**DIRECTIONS:**
Your task is to copy every line of the entries that contains "code".
## Start SUPPLIED RECORDS
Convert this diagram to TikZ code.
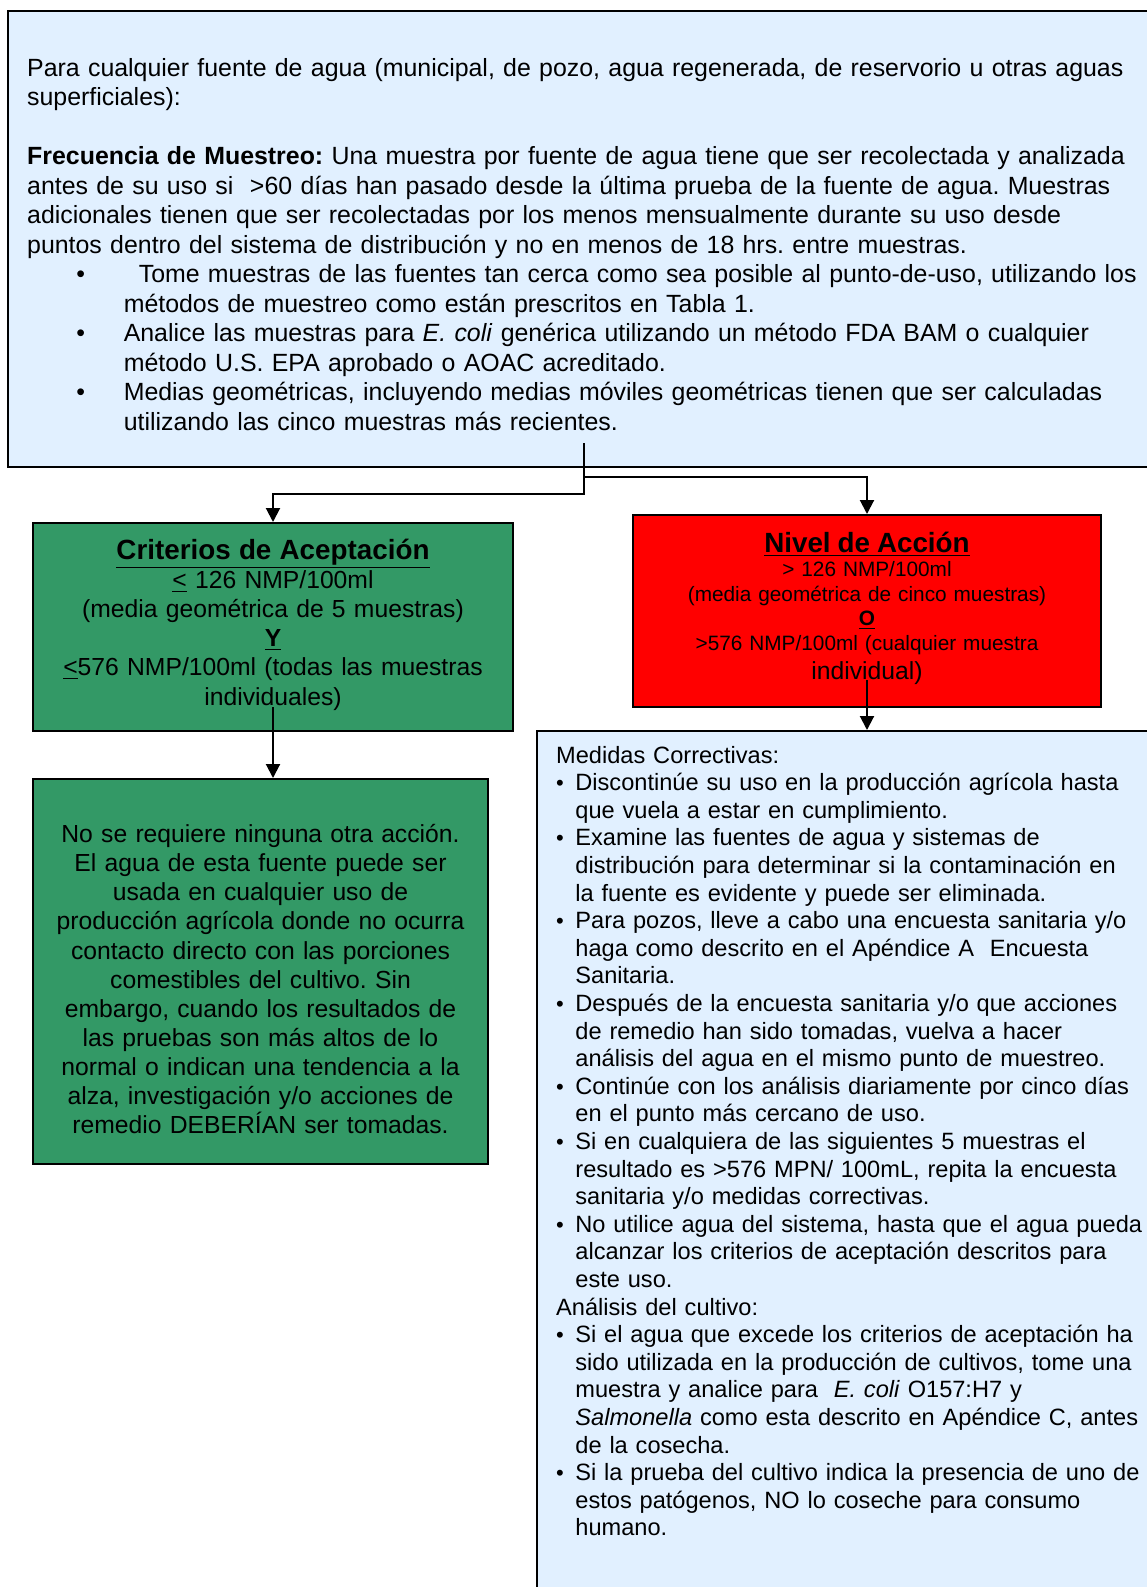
\documentclass[tikz,border=0pt]{standalone}
\usepackage{fontspec}
\setmainfont{Liberation Sans}
\usetikzlibrary{arrows.meta}
\usetikzlibrary{positioning}
\usepackage{xcolor}

\definecolor{paleblue}{HTML}{E1F0FF}
\definecolor{okgreen}{HTML}{339966}
\newcommand{\fixbul}{\makebox[9.6pt][l]{\fontsize{11}{11}\selectfont\textbullet}}
\newcommand{\fixind}{\hspace*{9.6pt}}
\frenchspacing

\begin{document}
\begin{tikzpicture}[x=0.5pt, y=-0.5pt,
	panel/.style={draw=black, line width=1pt, anchor=north west, inner ysep=0pt},
	link/.style={line width=1pt, -{Triangle[length=7pt,width=7pt]}}]

			\useasboundingbox (0,0) rectangle (1147,1587);
			\clip (0,0) rectangle (1147,1587);

			% fuente de agua
			\node[panel, fill=paleblue, inner xsep=9.6pt, text width=600pt, align=left,
				text height=32.5pt, text depth=195.5pt, font=\fontsize{12.45}{14.75}\selectfont] (src) at (7,10)
				{Para cualquier fuente de agua (municipal, de pozo, agua regenerada, de reservorio u otras aguas\\
				superficiales):\\[14.75pt]
				\textbf{Frecuencia de Muestreo:} Una muestra por fuente de agua tiene que ser recolectada y analizada\\
				antes de su uso si \ >60 días han pasado desde la última prueba de la fuente de agua. Muestras\\
				adicionales tienen que ser recolectadas por los menos mensualmente durante su uso desde\\
				puntos dentro del sistema de distribución y no en menos de 18 hrs. entre muestras.\\
				\hspace*{24.6pt}\makebox[23.7pt][l]{\textbullet}\hspace{7.5pt}Tome muestras de las fuentes tan cerca como sea posible al punto-de-uso, utilizando los\\
				\hspace*{48.3pt}métodos de muestreo como están prescritos en Tabla 1.\\
				\hspace*{24.6pt}\makebox[23.7pt][l]{\textbullet}Analice las muestras para \textit{E. coli} genérica utilizando un método FDA BAM o cualquier\\
				\hspace*{48.3pt}método U.S. EPA aprobado o AOAC acreditado.\\
				\hspace*{24.6pt}\makebox[23.7pt][l]{\textbullet}Medias geométricas, incluyendo medias móviles geométricas tienen que ser calculadas\\
				\hspace*{48.3pt}utilizando las cinco muestras más recientes.};

			% criterios
			\node[panel, fill=okgreen, inner xsep=4pt, text width=232pt, align=center,
				text height=18pt, text depth=86pt, font=\fontsize{12.35}{14.6}\selectfont] (crit) at (32,522)
				{{\fontsize{13.9}{14}\selectfont\bfseries\underline{Criterios de Aceptación}}\\
				\underline{<} 126 NMP/100ml\\
				(media geométrica de 5 muestras)\\
				\textbf{\underline{Y}}\\
				\underline{<}576 NMP/100ml (todas las muestras\\
				individuales)};

			\node[panel, fill=red, inner xsep=4pt, text width=226pt, align=center,
				text height=18.5pt, text depth=77.5pt, font=\fontsize{10.4}{12.3}\selectfont] (act) at (632,514)
				{{\fontsize{13.9}{14}\selectfont\bfseries\underline{Nivel de Acción}}\\
				> 126 NMP/100ml\\
				(media geométrica de cinco muestras)\\
				\textbf{\underline{O}}\\
				>576 NMP/100ml (cualquier muestra\\[2.3pt]
				{\fontsize{12.35}{14.6}\selectfont individual)}};

			\node[panel, fill=okgreen, inner xsep=4pt, text width=219.5pt, align=center,
				text height=31.8pt, text depth=160.7pt, font=\fontsize{12.35}{14.55}\selectfont] (noact) at (32,778)
				{No se requiere ninguna otra acción.\\
				El agua de esta fuente puede ser\\
				usada en cualquier uso de\\
				producción agrícola donde no ocurra\\
				contacto directo con las porciones\\
				comestibles del cultivo. Sin\\
				embargo, cuando los resultados de\\
				las pruebas son más altos de lo\\
				normal o indican una tendencia a la\\
				alza, investigación y/o acciones de\\
				remedio DEBERÍAN ser tomadas.};

			\node[panel, fill=paleblue, inner xsep=9.6pt, text width=400pt, align=left,
				text height=16pt, text depth=450pt, font=\fontsize{11.8}{13.8}\selectfont] (fix) at (536,730)
				{Medidas Correctivas:\\
				\fixbul Discontinúe su uso en la producción agrícola hasta\\
				\fixind que vuela a estar en cumplimiento.\\
				\fixbul Examine las fuentes de agua y sistemas de\\
				\fixind distribución para determinar si la contaminación en\\
				\fixind la fuente es evidente y puede ser eliminada.\\
				\fixbul Para pozos, lleve a cabo una encuesta sanitaria y/o\\
				\fixind haga como descrito en el Apéndice A \ Encuesta\\
				\fixind Sanitaria.\\
				\fixbul Después de la encuesta sanitaria y/o que acciones\\
				\fixind de remedio han sido tomadas, vuelva a hacer\\
				\fixind análisis del agua en el mismo punto de muestreo.\\
				\fixbul Continúe con los análisis diariamente por cinco días\\
				\fixind en el punto más cercano de uso.\\
				\fixbul Si en cualquiera de las siguientes 5 muestras el\\
				\fixind resultado es >576 MPN/ 100mL, repita la encuesta\\
				\fixind sanitaria y/o medidas correctivas.\\
				\fixbul No utilice agua del sistema, hasta que el agua pueda\\
				\fixind alcanzar los criterios de aceptación descritos para\\
				\fixind este uso.\\
				Análisis del cultivo:\\
				\fixbul Si el agua que excede los criterios de aceptación ha\\
				\fixind sido utilizada en la producción de cultivos, tome una\\
				\fixind muestra y analice para \ \textit{E. coli} O157:H7 y\\
				\fixind \textit{Salmonella} como esta descrito en Apéndice C, antes\\
				\fixind de la cosecha.\\
				\fixbul Si la prueba del cultivo indica la presencia de uno de\\
				\fixind estos patógenos, NO lo coseche para consumo\\
				\fixind humano.};

			% flechas
			\coordinate (trunk) at (584,443);
			\coordinate (forkL) at (584,494);
			\coordinate (forkR) at (584,477);
			\draw[link] (trunk) -- (forkL) -| (crit.north);
			\draw[link] (forkR) -| (act.north);
			\draw[link] ([yshift=12.5pt]crit.south) -- (crit.south |- noact.north);
			\draw[link] ([yshift=14pt]act.south) -- (act.south |- fix.north);
		\end{tikzpicture}
\end{document}
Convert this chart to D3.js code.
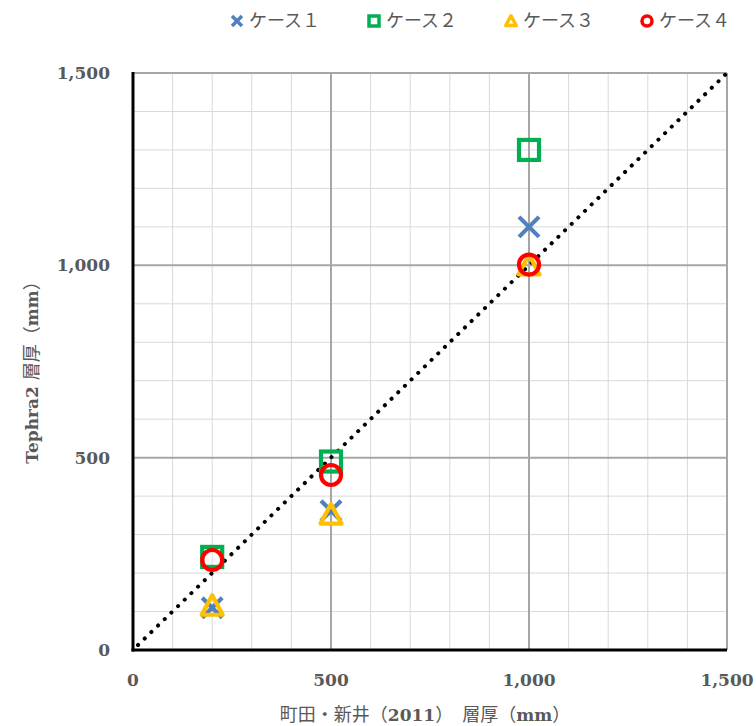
<!DOCTYPE html>
<html><head><meta charset="utf-8">
<script src="https://cdn.jsdelivr.net/npm/d3@7"></script>
<style>body{margin:0;background:#fff}</style>
</head><body>
<svg id="c" width="756" height="726"></svg>
<script>
const seriesNames = ["ケース１","ケース２","ケース３","ケース４"];
const seriesColors = ["#4F81BD","#00B050","#FFC000","#FF0000"];
const seriesShapes = ["cross","square","triangle","circle"];
const xValues = [200, 500, 1000];
const case1 = [110, 362, 1100];
const case2 = [242, 490, 1300];
const case3 = [115, 352, 1000];
const case4 = [234, 455, 1002];
const seriesValues = [case1, case2, case3, case4];
const tickValues = [0, 500, 1000, 1500];
const minorTicks = d3.range(0, 1501, 100);
const lineX = [0, 1500];

const svg = d3.select("#c");
const L=133, R=727, T=73, B=650;
const x = d3.scaleLinear().domain([0,1500]).range([L,R]);
const y = d3.scaleLinear().domain([0,1500]).range([B,T]);
const fmt = d3.format(",");

svg.append("g").selectAll("line").data(minorTicks.filter(v=>v%500!==0)).join("line")
  .attr("x1",d=>x(d)).attr("x2",d=>x(d)).attr("y1",T).attr("y2",B)
  .attr("stroke","#D9D9D9").attr("stroke-width",1);
svg.append("g").selectAll("line").data(minorTicks.filter(v=>v%500!==0)).join("line")
  .attr("y1",d=>y(d)).attr("y2",d=>y(d)).attr("x1",L).attr("x2",R)
  .attr("stroke","#D9D9D9").attr("stroke-width",1);
svg.append("g").selectAll("line").data(tickValues.filter(v=>v>0)).join("line")
  .attr("x1",d=>x(d)).attr("x2",d=>x(d)).attr("y1",T).attr("y2",B)
  .attr("stroke","#A6A6A6").attr("stroke-width",2);
svg.append("g").selectAll("line").data(tickValues.filter(v=>v>0)).join("line")
  .attr("y1",d=>y(d)).attr("y2",d=>y(d)).attr("x1",L).attr("x2",R)
  .attr("stroke","#A6A6A6").attr("stroke-width",2);
svg.append("line").attr("x1",L).attr("x2",L).attr("y1",T-1).attr("y2",B+1.5).attr("stroke","#000").attr("stroke-width",3);
svg.append("line").attr("x1",L-1.5).attr("x2",R).attr("y1",B).attr("y2",B).attr("stroke","#000").attr("stroke-width",3);

const tickFont = "'DejaVu Serif', serif";
svg.append("g").selectAll("text").data(tickValues).join("text")
  .attr("x",110).attr("y",d=>y(d)+6).attr("text-anchor","end")
  .attr("font-family",tickFont).attr("font-weight","bold").attr("font-size",17)
  .attr("fill","#595959").text(d=>fmt(d));
svg.append("g").selectAll("text").data(tickValues).join("text")
  .attr("x",d=>x(d)).attr("y",686).attr("text-anchor","middle")
  .attr("font-family",tickFont).attr("font-weight","bold").attr("font-size",17)
  .attr("fill","#595959").text(d=>fmt(d));

svg.append("line").attr("x1",x(lineX[0])+5).attr("y1",y(lineX[0])-5).attr("x2",x(lineX[1])).attr("y2",y(lineX[1]))
  .attr("stroke","#000").attr("stroke-width",4).attr("stroke-linecap","round")
  .attr("stroke-dasharray","0.1 9.2");

function drawMarker(g, shape, color, cx, cy, s, sw){
  if(shape==="cross"){
    g.append("path").attr("d",`M${cx-s},${cy-s}L${cx+s},${cy+s}M${cx-s},${cy+s}L${cx+s},${cy-s}`)
      .attr("stroke",color).attr("stroke-width",sw).attr("fill","none");
  } else if(shape==="square"){
    g.append("rect").attr("x",cx-s).attr("y",cy-s).attr("width",2*s).attr("height",2*s)
      .attr("stroke",color).attr("stroke-width",sw).attr("fill","none");
  } else if(shape==="triangle"){
    g.append("path").attr("d",`M${cx},${cy-s*1.05}L${cx+s*1.05},${cy+s*0.9}L${cx-s*1.05},${cy+s*0.9}Z`)
      .attr("stroke",color).attr("stroke-width",sw).attr("fill","none").attr("stroke-linejoin","round");
  } else {
    g.append("circle").attr("cx",cx).attr("cy",cy).attr("r",s)
      .attr("stroke",color).attr("stroke-width",sw).attr("fill","none");
  }
}
const mg = svg.append("g");
seriesValues.forEach((vals,i)=>{
  vals.forEach((v,j)=>drawMarker(mg, seriesShapes[i], seriesColors[i], x(xValues[j]), y(v), 10, 4.2));
});

const legX = [237, 374, 511, 647];
seriesNames.forEach((n,i)=>{
  const lg = svg.append("g");
  drawMarker(lg, seriesShapes[i], seriesColors[i], legX[i], 21, 5, 3.5);
  lg.append("text").attr("x",legX[i]+12).attr("y",27).attr("font-family","'Noto Sans CJK JP', sans-serif")
    .attr("font-size",18).attr("fill","#595959").text(n);
});

const jp = "'Noto Sans CJK JP', sans-serif";
const xt = svg.append("text").attr("x",425).attr("y",721).attr("text-anchor","middle").attr("font-size",18).attr("fill","#595959").attr("font-family",jp);
xt.append("tspan").text("町田・新井（");
xt.append("tspan").attr("font-family",tickFont).attr("font-weight","bold").attr("font-size",17).text("2011");
xt.append("tspan").text("）　層厚（");
xt.append("tspan").attr("font-family",tickFont).attr("font-weight","bold").attr("font-size",17).text("mm");
xt.append("tspan").text("）");

const yt = svg.append("text").attr("transform","translate(38,368) rotate(-90)").attr("text-anchor","middle").attr("font-size",18).attr("fill","#595959").attr("font-family",jp);
yt.append("tspan").attr("font-family",tickFont).attr("font-weight","bold").attr("font-size",17).text("Tephra2 ");
yt.append("tspan").text("層厚（");
yt.append("tspan").attr("font-family",tickFont).attr("font-weight","bold").attr("font-size",17).text("mm");
yt.append("tspan").text("）");
</script>
</body></html>
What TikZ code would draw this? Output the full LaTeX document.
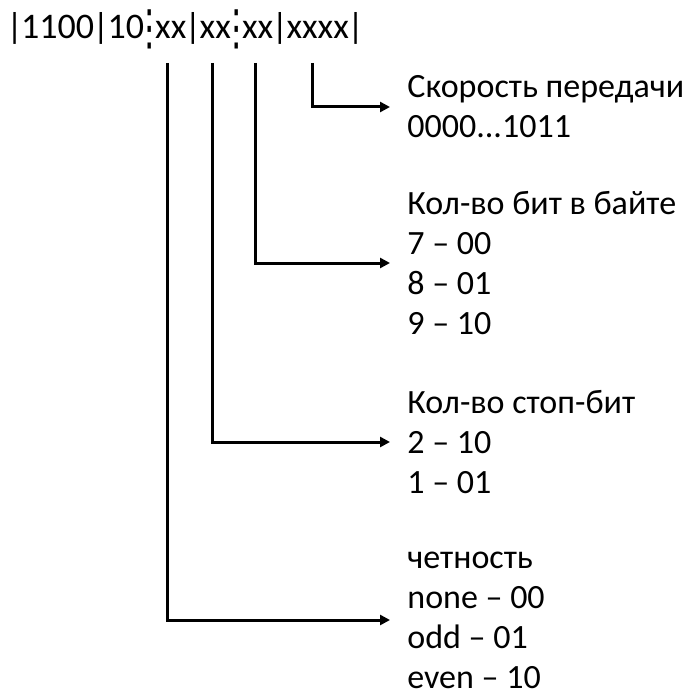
\documentclass[tikz,border=0pt]{standalone}
\usepackage{fontspec}
\usepackage{graphicx}
\setmainfont{Carlito}
\newfontfamily\dotsfont{DejaVu Sans}
\usetikzlibrary{arrows.meta}
\tikzset{
  feed/.style={line width=1.5pt, -{Triangle[length=5pt,width=5pt]}},
  field/.style={anchor=west, align=left, inner xsep=8.5pt, inner ysep=0pt,
    font=\fontsize{17pt}{20pt}\selectfont},
}
\newcommand{\vsep}{\makebox[0.31em]{\raisebox{-0.15em}{\scalebox{0.9}[1.35]{\dotsfont ⋮}}}}
\newcommand{\bsep}{\makebox[0.37em]{|}}
\begin{document}
\begin{tikzpicture}
    \useasboundingbox (0pt,0pt) rectangle (347pt,-347.5pt);
    % frame word
    \node[anchor=base west, inner sep=0pt, font=\fontsize{18pt}{21pt}\selectfont] (frame) at (3.75pt,-19.5pt) {\bsep 1100\bsep 10\vsep xx\bsep xx\vsep xx\bsep xxxx\bsep};
    \coordinate (par) at (83.5pt,-31.5pt);
    \coordinate (stop) at (106pt,-31.5pt);
    \coordinate (bits) at (127.5pt,-31.5pt);
    \coordinate (speed) at (156pt,-31.5pt);
    % descriptions
    \node[field] (spd) at (195pt,-53.5pt) {Скорость передачи\\0000...1011};
    \node[field] (len) at (195pt,-131.5pt) {Кол-во бит в байте\\7 -- 00\\8 -- 01\\9 -- 10};
    \node[field] (stp) at (195pt,-221pt) {Кол-во стоп-бит\\2 -- 10\\1 -- 01};
    \node[field] (prt) at (195pt,-310pt) {четность\\none -- 00\\odd -- 01\\even -- 10};
    % arrows
    \draw[feed] (speed) |- (spd.west);
    \draw[feed] (bits) |- (len.west);
    \draw[feed] (stop) |- (stp.west);
    \draw[feed] (par) |- (prt.west);
\end{tikzpicture}
\end{document}
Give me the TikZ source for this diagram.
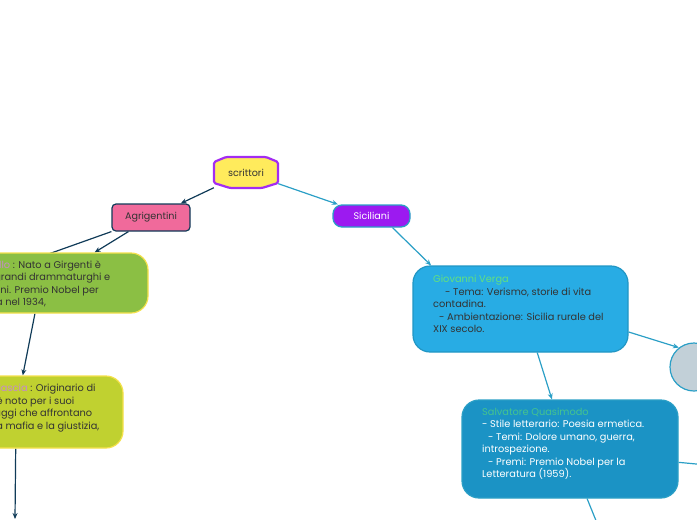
\documentclass[tikz,border=0pt]{standalone}
\usepackage{fontspec}
\setmainfont{Poppins}
\usetikzlibrary{arrows.meta,backgrounds}
\definecolor{ink}{HTML}{333333}
\definecolor{navy}{HTML}{103B58}
\definecolor{teal2}{HTML}{2B9FC6}
\definecolor{yell}{HTML}{FFEB5C}
\definecolor{purp}{HTML}{A32CF2}
\definecolor{pinkf}{HTML}{F06A9B}
\definecolor{sicf}{HTML}{9C1AF0}
\definecolor{pirf}{HTML}{8BBF44}
\definecolor{yline}{HTML}{F5E14C}
\definecolor{lilac}{HTML}{C58BC9}
\definecolor{scif}{HTML}{C0D130}
\definecolor{verf}{HTML}{28ACE4}
\definecolor{verl}{HTML}{2196C4}
\definecolor{vern}{HTML}{63E07F}
\definecolor{quaf}{HTML}{1B93C5}
\definecolor{quan}{HTML}{45C48E}
\definecolor{grig}{HTML}{C2D0D8}
\begin{document}
\begin{tikzpicture}[x=1pt,y=-1pt]
\tikzstyle{nav}=[draw=navy, line width=1.2pt, -{Stealth[length=6pt,width=5pt]}]
\tikzstyle{tea}=[draw=teal2, line width=1.2pt, -{Stealth[length=6pt,width=5pt]}]
\tikzstyle{lin}=[draw=teal2, line width=1.2pt]
\tikzstyle{txt}=[inner sep=0pt, align=left, anchor=base west, text=ink, font=\fontsize{9.8}{12.5}\selectfont]
\tikzstyle{bigbox}=[inner sep=0pt, rounded corners=17pt, line width=1.2pt]
\tikzstyle{small}=[inner sep=0pt, text=ink, font=\fontsize{9.6}{11}\selectfont]
\useasboundingbox (0,0) rectangle (697,520);
\clip (0,0) rectangle (697,520);
%scrittori
\filldraw[fill=yell, draw=purp, line width=2.2pt, rounded corners=1.5pt] (214,162) -- (226,157) -- (266,157) -- (278,162) -- (278,183) -- (262,188) -- (230,188) -- (214,183) -- cycle;
\node[small, minimum width=64pt, minimum height=31pt] (scr) at (246,172.5) {scrittori};
%Agrigentini
\node[small, fill=pinkf, draw=navy, line width=1.2pt, rounded corners=4pt, minimum width=78pt, minimum height=27pt] (agr) at (151,217.5) {Agrigentini};
%Siciliani
\node[small, fill=sicf, draw=teal2, line width=1.3pt, rounded corners=9pt, minimum width=77pt, minimum height=22pt, text=white] (sic) at (371.5,216) {Siciliani};
%Pirandello
\node[bigbox, fill=pirf, draw=yline, minimum width=238pt, minimum height=60pt] (pir) at (29,283) {};
\node[txt] (pirt) at (-63,305.7) {{\color{lilac}Luigi Pirandello} : Nato a Girgenti è\\uno dei più grandi drammaturghi e\\scrittori italiani. Premio Nobel per\\la Letteratura nel 1934,};
%Sciascia
\node[bigbox, fill=scif, draw=yline, minimum width=203pt, minimum height=72pt] (sci) at (21.5,412) {};
\node[txt] (scit) at (-62,429.3) {{\color{lilac}Leonardo Sciascia} : Originario di\\Racalmuto, è noto per i suoi\\romanzi e saggi che affrontano\\temi come la mafia e la giustizia,};
%Verga
\node[bigbox, fill=verf, draw=verl, minimum width=215pt, minimum height=86pt] (ver) at (520.5,309) {};
\node[txt] (vert) at (433,332.7) {{\color{vern}Giovanni Verga}\\\hspace*{12pt}- Tema: Verismo, storie di vita\\contadina.\\\hspace*{6pt}- Ambientazione: Sicilia rurale del\\XIX secolo.};
%Quasimodo
\node[bigbox, fill=quaf, draw=teal2, minimum width=216pt, minimum height=98pt] (qua) at (570,449) {};
\node[txt, text=white] (quat) at (482,477.5) {{\color{quan}Salvatore Quasimodo}\\- Stile letterario: Poesia ermetica.\\\hspace*{6pt}- Temi: Dolore umano, guerra,\\introspezione.\\\hspace*{6pt}- Premi: Premio Nobel per la\\Letteratura (1959).};
%grigio
\node[circle, fill=grig, draw=teal2, line width=1.2pt, inner sep=0pt, minimum size=48pt] (gri) at (694,367) {};
%connettori
\coordinate (agrl) at (-40,285.5);
\coordinate (scib) at (15,519);
\coordinate (quar) at (760,470);
\coordinate (quab) at (612,560);
\begin{scope}[on background layer]
\draw[nav] (scr) -- (agr);
\draw[tea] (scr) -- (sic);
\draw[nav] (agr.212) -- (pir.25);
\draw[navy, line width=1.2pt] (agr.south west) -- (agrl);
\draw[nav] (pir.-79) -- (sci.88);
\draw[nav] (sci.-99) -- (scib);
\draw[tea] (sic.-29) -- (ver.154);
\draw[tea] (ver.-12) -- (gri.128);
\draw[tea] (ver.-69) -- (qua.110);
\draw[lin] (qua.-7) -- (quar);
\draw[lin] (qua.-71) -- (quab);
\end{scope}
\end{tikzpicture}
\end{document}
## End SUPPLIED RECORDS
**WRITTEN ANSWER:**
Convert this diagram to TikZ code.
Convert this chart to D3.js code.
What TikZ code would draw this? Output the full LaTeX document.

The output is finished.